A sand bar is a dynamic, underwater or partially exposed ridge of sand or other coarse sediment that forms parallel to the coastline. These landforms result from a constant geological process where ocean energy moves and deposits material from the seabed. Understanding sand bar formation requires recognizing the interplay between available sediment and the powerful forces of moving water. This construction process is driven by the ocean’s energy as it encounters shallower waters near the shore.
The Essential Ingredients and Energy Sources
The formation of any sand bar depends on two components: an adequate supply of sediment and sufficient energy to transport it.
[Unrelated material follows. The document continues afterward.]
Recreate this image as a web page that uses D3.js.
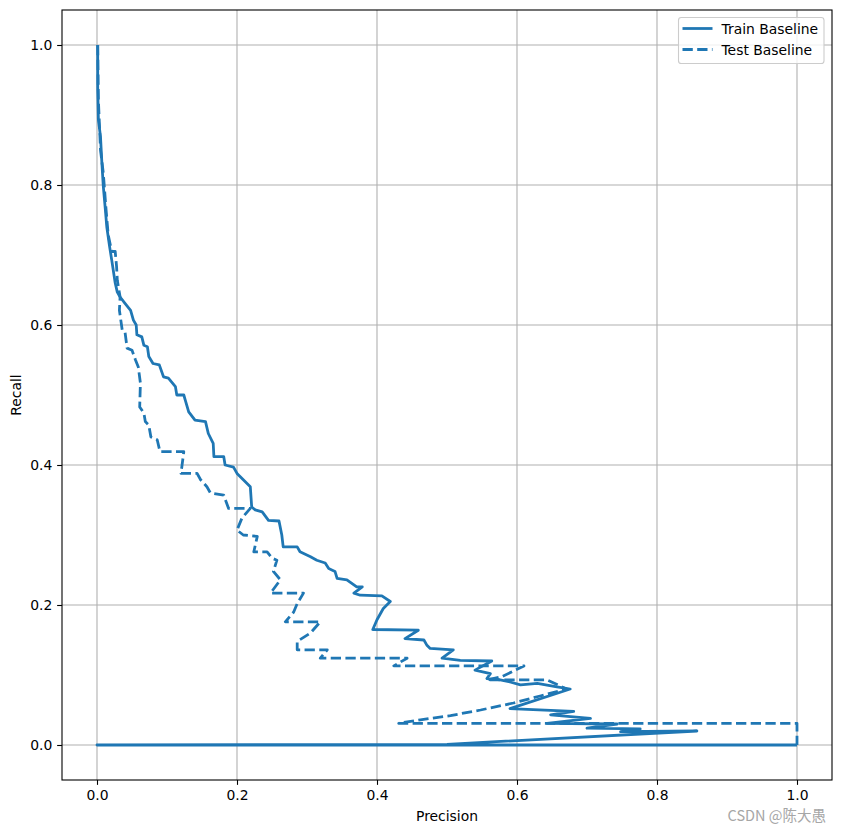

Coastal sediment, primarily sand, shingle, and gravel, originates from various sources. These sources include river runoff, the erosion of coastal cliffs, and material previously deposited on the continental shelf. Without a continuous input of this material, erosion would quickly wear away any developing structure.
The primary movers of this sediment are the hydrodynamic forces of the ocean, including waves, tides, and currents. Waves, especially those generated by storms, provide the initial energy to lift and suspend the sediment from the seafloor. Tides and persistent ocean currents then transport this suspended material over long distances. The combination of these forces dictates where the sediment is picked up and deposited to build a bar structure.
Formation of Offshore Bars (Submerged)
Offshore bars are submerged ridges running parallel to the coast, created primarily by the dynamics of breaking waves. As waves travel into shallow water, they begin to “feel” the seabed, causing them to slow down and steepen. The powerful zone where waves finally break, known as the surf zone, is where the main action of bar formation occurs.
When a wave plunges or spills, its energy scours the seabed, lifting sediment into the water column. The wave’s forward momentum pushes some material toward the shore, but a significant portion is pulled back seaward by the returning water, known as the undertow or backwash. This seaward-moving water deposits the sediment just beyond the breaking point, where the wave energy is dissipated. The repeated action of this scouring and redeposition builds a mound of sand that grows into a submerged bar crest.
The submerged bars are not continuous and often have breaks or channels running through them. These channels are typically scoured deeper by focused currents, such as rip currents, which flow rapidly seaward. The presence of a sand bar causes waves to break earlier, forcing water piled up near the shore to return to the ocean through these low points. These offshore ridges directly influence coastal water circulation and present a hazard to swimmers.
Formation of Coastal Bars and Spits (Emergent)
Coastal bars and spits are distinct from offshore bars because they are emergent features, meaning they rise above the water surface. Their formation is driven by lateral sediment movement, known as longshore drift. Longshore drift occurs when waves approach the shoreline at an oblique angle. The swash, or water rushing up the beach, moves sediment diagonally, while the backwash pulls it straight back down the slope.
This zigzag motion effectively transports quantities of sediment along the coastline. A spit begins to form when this longshore current reaches an abrupt change in the coastline, such as a headland or a bay mouth. At this point, the current spreads out and loses velocity, causing the carried sediment to be deposited into the open water. The resulting feature is a narrow tongue of sand or shingle extending outward from the shore.
If a spit continues to grow across the mouth of a bay, it can connect two headlands, forming a coastal bar, sometimes called a bay-mouth bar. This structure effectively separates the bay from the open ocean, creating a sheltered lagoon behind the new landform. If a spit connects the mainland to a nearby island, the feature is termed a tombolo, creating a sand bridge where none existed before. These emergent features are constantly reshaped by shifting wave directions and storm events, making them highly dynamic structures.